The question that looms for Sylvester and those like him is: "How do you improve on sex?" The term "rock
'n' roll," after all, was originally a euphemism for fucking. Is Sylvester really suggesting that new, more sociologically appropriate slang for "beavers" and "dicks" is
what's needed here? Or is he actually just evincing the usual middle-class squeamishness
regarding blatant evocations of sex in rock music? Unfortunate for Sylvester
and his ilk, however, is the historical reality that whenever rock music gets
too far away from the sexual imperative, it loses its mojo quicker than Andy
Roddick at the U.S. Open and becomes a flaccid self-parody, ceding more crucial
demographic territory to the crotch-grabbing denizens of hip-hop, who aren't
shy at all about discussing matters of lust. One reason people still flock to
see the Rolling Stones (another big influence on Louis XIV) is that, live at
least, they've still got their mojo workin', in an era when most rock bands couldn't
find theirs with a flashlight.
++ Personally, if I have a complaint about Louis XIV, it's that they don't give enough credit to their musical forebears. Jason Hill has remarked that what sets him apart from previous glam-dandies like Bolan and Bowie is that he has been far more lyrically direct, but given the previous lines quoted from those gents and the illustrious Mr. Bon Scott, it seems more likely that Louis XIV are carrying on the proud tradition of strutting raunch and roll, something they should never shy away from celebrating and celebrate they do on their ace 2005 long-player, The Best Little Secrets Are Kept (Pineapple/Atlantic), which abounds in lyrical gems like "We don't need to go to the pool/ If you want me to make you wet" ("Pledge of Allegiance").
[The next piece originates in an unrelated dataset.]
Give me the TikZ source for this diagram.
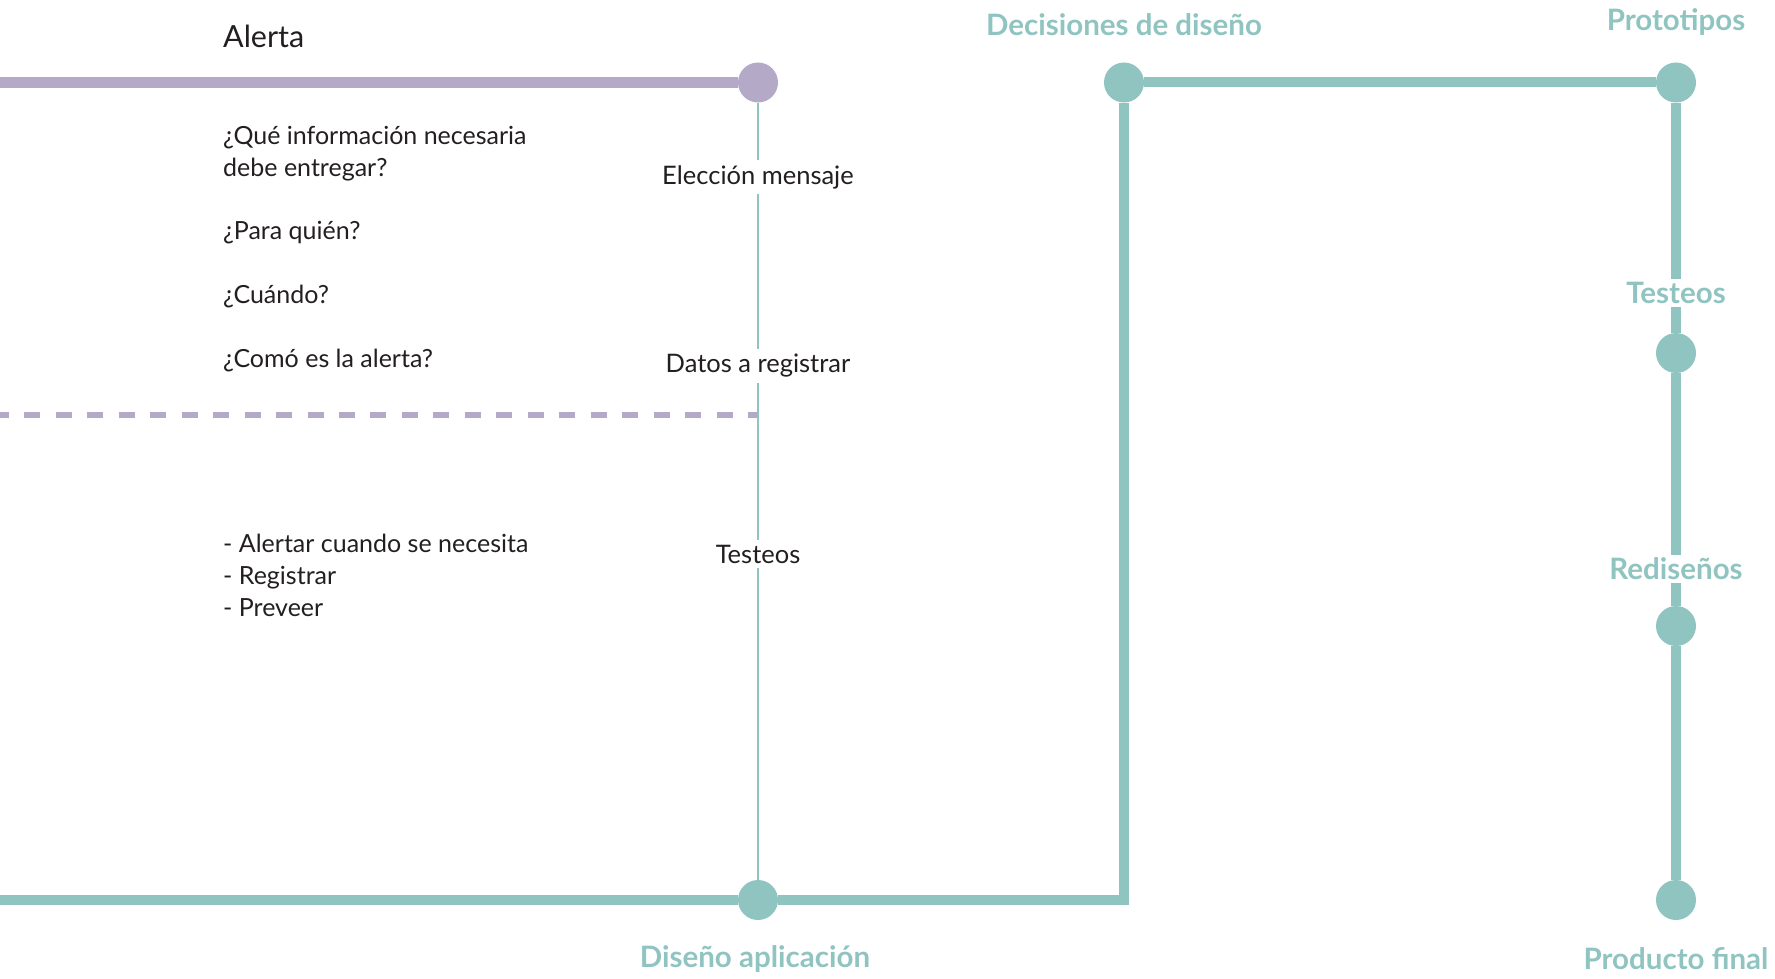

Likewise, Louis XIV's ass-kicking live show also worries Sylvester, who finds a contradiction in their tight, buttoned-down demeanor as they deliver the raunchy goods: "[Louis XIV are] very reserved, very thankful, no rock posing or dick swinging or racy bantering. Are they playing off their namesake's regal demeanor? Maybe, though Franz make more of a noticeable thing out of it; this was something else. They're not shocked or even tickled by their song's content this is just how things are, to them. They're concentrating, really, respecting their own songs so much that they'd be really bummed if they flubbed just one note."
Again, Sylvester fails to grasp the point as with the forebears Louis XIV obviously idolize, the band's rigid adherence to form in its live performance is a quintessential tenet of dandyism. I recognized this the minute the band started into their set in Boston: like French poet Charles Baudelaire, Louis XIV strive to maintain tight control over themselves even as they engender chaos all around them via their confrontational subject matter. And when Jason Hill sang, "God save the Kinks/ And music from the Big Pinks/ Because sonny boy, he's better than you think," the connection came clearly into view, Hill aligning himself to the Kinks leader (Ray Davies) who once penned a song simply called "Dandy."
Indeed, Baudelaire's dandy is a man always in control, immersing himself in "the joy of astonishing others, and the proud satisfaction of never oneself being shocked." Such a praxis is exactly what I witnessed at the Paradise Rock Club: Louis XIV enjoying the kick of transgressing the boundaries of polite society, yet looking good and remaining disciplined while doing so. Long may they reign!